Written task
Repeat the lines below exactly as they appear, but leave out the images.

Data lines
• • • •
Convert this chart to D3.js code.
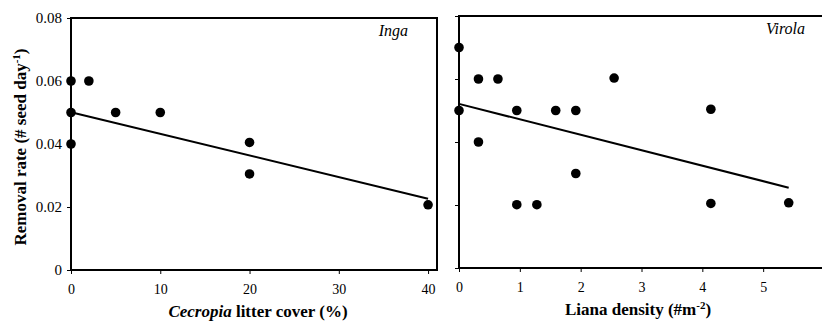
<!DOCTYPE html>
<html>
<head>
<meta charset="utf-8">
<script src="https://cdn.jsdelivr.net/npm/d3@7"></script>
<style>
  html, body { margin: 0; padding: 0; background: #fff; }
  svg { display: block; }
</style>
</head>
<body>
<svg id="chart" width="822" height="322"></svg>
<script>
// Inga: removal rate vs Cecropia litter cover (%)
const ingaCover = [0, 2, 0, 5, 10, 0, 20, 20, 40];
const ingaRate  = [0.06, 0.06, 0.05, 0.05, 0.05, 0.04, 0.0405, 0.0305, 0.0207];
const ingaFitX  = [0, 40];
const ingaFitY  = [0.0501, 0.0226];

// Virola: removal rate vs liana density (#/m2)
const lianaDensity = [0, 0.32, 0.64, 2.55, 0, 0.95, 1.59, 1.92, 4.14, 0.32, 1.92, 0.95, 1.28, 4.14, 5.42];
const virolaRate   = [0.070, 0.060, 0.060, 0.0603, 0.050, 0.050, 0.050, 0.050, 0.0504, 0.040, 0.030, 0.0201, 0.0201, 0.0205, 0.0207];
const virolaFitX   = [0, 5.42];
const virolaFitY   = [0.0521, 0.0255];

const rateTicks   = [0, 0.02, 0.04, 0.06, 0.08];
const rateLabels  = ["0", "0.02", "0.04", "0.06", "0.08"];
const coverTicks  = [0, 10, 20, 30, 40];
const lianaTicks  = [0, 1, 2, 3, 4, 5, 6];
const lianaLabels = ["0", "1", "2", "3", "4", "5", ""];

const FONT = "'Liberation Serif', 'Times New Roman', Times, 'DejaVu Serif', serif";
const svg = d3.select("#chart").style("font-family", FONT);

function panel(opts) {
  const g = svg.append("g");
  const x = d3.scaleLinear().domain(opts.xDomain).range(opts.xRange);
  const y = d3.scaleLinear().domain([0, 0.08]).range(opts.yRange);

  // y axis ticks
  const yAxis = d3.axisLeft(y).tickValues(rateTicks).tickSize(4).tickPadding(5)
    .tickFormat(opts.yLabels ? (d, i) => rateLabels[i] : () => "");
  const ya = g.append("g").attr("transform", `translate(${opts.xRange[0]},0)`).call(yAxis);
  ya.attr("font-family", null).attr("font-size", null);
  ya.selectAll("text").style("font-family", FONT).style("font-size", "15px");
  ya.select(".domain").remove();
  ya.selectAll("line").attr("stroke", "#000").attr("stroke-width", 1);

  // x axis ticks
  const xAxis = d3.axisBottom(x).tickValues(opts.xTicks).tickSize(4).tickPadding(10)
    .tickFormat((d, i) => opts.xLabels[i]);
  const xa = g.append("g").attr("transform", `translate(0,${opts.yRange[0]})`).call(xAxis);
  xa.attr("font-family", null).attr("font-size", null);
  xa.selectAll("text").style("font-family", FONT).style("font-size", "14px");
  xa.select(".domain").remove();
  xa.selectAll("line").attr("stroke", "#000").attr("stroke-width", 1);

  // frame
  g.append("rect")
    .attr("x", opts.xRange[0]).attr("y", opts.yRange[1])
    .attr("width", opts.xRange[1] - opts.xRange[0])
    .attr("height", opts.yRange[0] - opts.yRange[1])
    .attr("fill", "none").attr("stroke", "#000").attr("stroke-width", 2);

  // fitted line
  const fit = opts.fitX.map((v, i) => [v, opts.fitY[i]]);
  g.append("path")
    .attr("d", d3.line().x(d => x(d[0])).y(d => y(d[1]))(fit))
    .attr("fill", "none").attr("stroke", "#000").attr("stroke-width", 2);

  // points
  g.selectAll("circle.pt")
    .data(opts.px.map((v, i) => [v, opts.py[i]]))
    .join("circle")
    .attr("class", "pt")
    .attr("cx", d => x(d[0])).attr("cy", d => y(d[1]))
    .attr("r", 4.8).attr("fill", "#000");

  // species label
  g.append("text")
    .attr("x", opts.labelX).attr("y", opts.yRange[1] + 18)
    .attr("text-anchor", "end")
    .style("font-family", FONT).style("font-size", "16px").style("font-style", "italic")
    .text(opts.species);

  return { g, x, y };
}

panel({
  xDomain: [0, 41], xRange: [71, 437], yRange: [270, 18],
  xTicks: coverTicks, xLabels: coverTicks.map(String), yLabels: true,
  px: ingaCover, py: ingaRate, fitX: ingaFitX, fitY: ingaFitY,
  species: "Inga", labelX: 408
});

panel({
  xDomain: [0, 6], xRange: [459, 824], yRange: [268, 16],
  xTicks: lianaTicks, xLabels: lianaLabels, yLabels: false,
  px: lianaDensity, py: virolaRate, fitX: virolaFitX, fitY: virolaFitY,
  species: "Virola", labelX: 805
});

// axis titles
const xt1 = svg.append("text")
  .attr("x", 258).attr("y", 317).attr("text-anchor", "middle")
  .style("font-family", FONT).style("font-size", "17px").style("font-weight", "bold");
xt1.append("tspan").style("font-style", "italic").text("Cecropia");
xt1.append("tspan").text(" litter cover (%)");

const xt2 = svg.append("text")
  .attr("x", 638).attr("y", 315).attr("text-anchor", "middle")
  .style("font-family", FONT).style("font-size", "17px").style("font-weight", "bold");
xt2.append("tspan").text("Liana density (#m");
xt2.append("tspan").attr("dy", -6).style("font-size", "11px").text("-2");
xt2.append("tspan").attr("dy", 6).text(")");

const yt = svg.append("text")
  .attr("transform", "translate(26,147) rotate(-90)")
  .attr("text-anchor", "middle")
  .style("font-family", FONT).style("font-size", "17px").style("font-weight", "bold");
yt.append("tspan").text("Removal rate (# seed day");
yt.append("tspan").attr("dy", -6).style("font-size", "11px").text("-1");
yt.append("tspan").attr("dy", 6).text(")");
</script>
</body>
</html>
• • • •
In response
Convert this chart to D3.js code.
<!DOCTYPE html>
<html>
<head>
<meta charset="utf-8">
<script src="https://cdn.jsdelivr.net/npm/d3@7"></script>
<style>
  html, body { margin: 0; padding: 0; background: #fff; }
  svg { display: block; }
</style>
</head>
<body>
<svg id="chart" width="822" height="322"></svg>
<script>
// Inga: removal rate vs Cecropia litter cover (%)
const ingaCover = [0, 2, 0, 5, 10, 0, 20, 20, 40];
const ingaRate  = [0.06, 0.06, 0.05, 0.05, 0.05, 0.04, 0.0405, 0.0305, 0.0207];
const ingaFitX  = [0, 40];
const ingaFitY  = [0.0501, 0.0226];

// Virola: removal rate vs liana density (#/m2)
const lianaDensity = [0, 0.32, 0.64, 2.55, 0, 0.95, 1.59, 1.92, 4.14, 0.32, 1.92, 0.95, 1.28, 4.14, 5.42];
const virolaRate   = [0.070, 0.060, 0.060, 0.0603, 0.050, 0.050, 0.050, 0.050, 0.0504, 0.040, 0.030, 0.0201, 0.0201, 0.0205, 0.0207];
const virolaFitX   = [0, 5.42];
const virolaFitY   = [0.0521, 0.0255];

const rateTicks   = [0, 0.02, 0.04, 0.06, 0.08];
const rateLabels  = ["0", "0.02", "0.04", "0.06", "0.08"];
const coverTicks  = [0, 10, 20, 30, 40];
const lianaTicks  = [0, 1, 2, 3, 4, 5, 6];
const lianaLabels = ["0", "1", "2", "3", "4", "5", ""];

const FONT = "'Liberation Serif', 'Times New Roman', Times, 'DejaVu Serif', serif";
const svg = d3.select("#chart").style("font-family", FONT);

function panel(opts) {
  const g = svg.append("g");
  const x = d3.scaleLinear().domain(opts.xDomain).range(opts.xRange);
  const y = d3.scaleLinear().domain([0, 0.08]).range(opts.yRange);

  // y axis ticks
  const yAxis = d3.axisLeft(y).tickValues(rateTicks).tickSize(4).tickPadding(5)
    .tickFormat(opts.yLabels ? (d, i) => rateLabels[i] : () => "");
  const ya = g.append("g").attr("transform", `translate(${opts.xRange[0]},0)`).call(yAxis);
  ya.attr("font-family", null).attr("font-size", null);
  ya.selectAll("text").style("font-family", FONT).style("font-size", "15px");
  ya.select(".domain").remove();
  ya.selectAll("line").attr("stroke", "#000").attr("stroke-width", 1);

  // x axis ticks
  const xAxis = d3.axisBottom(x).tickValues(opts.xTicks).tickSize(4).tickPadding(10)
    .tickFormat((d, i) => opts.xLabels[i]);
  const xa = g.append("g").attr("transform", `translate(0,${opts.yRange[0]})`).call(xAxis);
  xa.attr("font-family", null).attr("font-size", null);
  xa.selectAll("text").style("font-family", FONT).style("font-size", "14px");
  xa.select(".domain").remove();
  xa.selectAll("line").attr("stroke", "#000").attr("stroke-width", 1);

  // frame
  g.append("rect")
    .attr("x", opts.xRange[0]).attr("y", opts.yRange[1])
    .attr("width", opts.xRange[1] - opts.xRange[0])
    .attr("height", opts.yRange[0] - opts.yRange[1])
    .attr("fill", "none").attr("stroke", "#000").attr("stroke-width", 2);

  // fitted line
  const fit = opts.fitX.map((v, i) => [v, opts.fitY[i]]);
  g.append("path")
    .attr("d", d3.line().x(d => x(d[0])).y(d => y(d[1]))(fit))
    .attr("fill", "none").attr("stroke", "#000").attr("stroke-width", 2);

  // points
  g.selectAll("circle.pt")
    .data(opts.px.map((v, i) => [v, opts.py[i]]))
    .join("circle")
    .attr("class", "pt")
    .attr("cx", d => x(d[0])).attr("cy", d => y(d[1]))
    .attr("r", 4.8).attr("fill", "#000");

  // species label
  g.append("text")
    .attr("x", opts.labelX).attr("y", opts.yRange[1] + 18)
    .attr("text-anchor", "end")
    .style("font-family", FONT).style("font-size", "16px").style("font-style", "italic")
    .text(opts.species);

  return { g, x, y };
}

panel({
  xDomain: [0, 41], xRange: [71, 437], yRange: [270, 18],
  xTicks: coverTicks, xLabels: coverTicks.map(String), yLabels: true,
  px: ingaCover, py: ingaRate, fitX: ingaFitX, fitY: ingaFitY,
  species: "Inga", labelX: 408
});

panel({
  xDomain: [0, 6], xRange: [459, 824], yRange: [268, 16],
  xTicks: lianaTicks, xLabels: lianaLabels, yLabels: false,
  px: lianaDensity, py: virolaRate, fitX: virolaFitX, fitY: virolaFitY,
  species: "Virola", labelX: 805
});

// axis titles
const xt1 = svg.append("text")
  .attr("x", 258).attr("y", 317).attr("text-anchor", "middle")
  .style("font-family", FONT).style("font-size", "17px").style("font-weight", "bold");
xt1.append("tspan").style("font-style", "italic").text("Cecropia");
xt1.append("tspan").text(" litter cover (%)");

const xt2 = svg.append("text")
  .attr("x", 638).attr("y", 315).attr("text-anchor", "middle")
  .style("font-family", FONT).style("font-size", "17px").style("font-weight", "bold");
xt2.append("tspan").text("Liana density (#m");
xt2.append("tspan").attr("dy", -6).style("font-size", "11px").text("-2");
xt2.append("tspan").attr("dy", 6).text(")");

const yt = svg.append("text")
  .attr("transform", "translate(26,147) rotate(-90)")
  .attr("text-anchor", "middle")
  .style("font-family", FONT).style("font-size", "17px").style("font-weight", "bold");
yt.append("tspan").text("Removal rate (# seed day");
yt.append("tspan").attr("dy", -6).style("font-size", "11px").text("-1");
yt.append("tspan").attr("dy", 6).text(")");
</script>
</body>
</html>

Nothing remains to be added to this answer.